Godard’s ‘Goodbye To Language’ Says Hello To Weekend’s Best Specialty Box Office

It wasn’t a memorable weekend in the Specialty box office, except for the strong performance by the first 3D film of auteur French director Jean-Luc Godard, now 84 and nearly six decades after he shook up world cinema with Breathless, a landmark of the Nouvelle Vague.

In other specialty box-office news, Birdmanstarring Michael Keaton, continued to fly high in its third week, but few newcomers showed much gusto out the gate. In the case of Horns, featuring former Harry Potter Daniel Radcliffe, it may show some legs through on-demand channels, where it already has racked up more than $1 million in revenue in four weeks of release there.

After a rather momentous festival run, Godard’s Goodbye To Language bowed in 2 New York theaters, and took the weekend’s biggest PTA, grossing $27K, averaging $13,500 after a debut last spring at Cannes. The film easily sold out screenings at the New York Film Festival, with crowds left outside just ahead of the theatrical release. Despite all that crowd interest, Goodbye is having a hard time finding exhibitors in markets where the terms ‘art film’ and ‘3D’ don’t often go together.

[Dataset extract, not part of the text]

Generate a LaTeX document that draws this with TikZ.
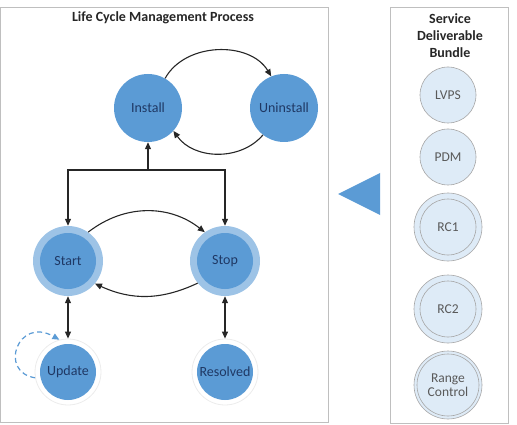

“Finding ‘3D art screens’ has been a challenge for us in many major US markets,” distributor Kino Lorber said in a release. “We’re ecstatic and hoping that these ‘socko’ numbers will catch the attention of our exhibition partners –particularly at Landmark and Pacific Theaters – and lead to additional 3D playtime in major markets, especially LA, in the coming weeks.”

Despite the exhibitor complications, Goodbye To Language has already surpassed Godard’s most recent previous project, Film Socialisme, which cumed about $33K in the U.S in its 2011 release.

horns_ver5Horns, which is being distributed in theaters and on demand by RADiUS, opened in by far the most theaters among newcomers, though with mixed results. The film grossed $103,357, averaging $1,013 per theater. That is not the end of the story though. RADiUS, alone among distributors in its routine willingness to share VOD numbers, said the title has grossed $1,024,365 since becoming available on demand a month ago.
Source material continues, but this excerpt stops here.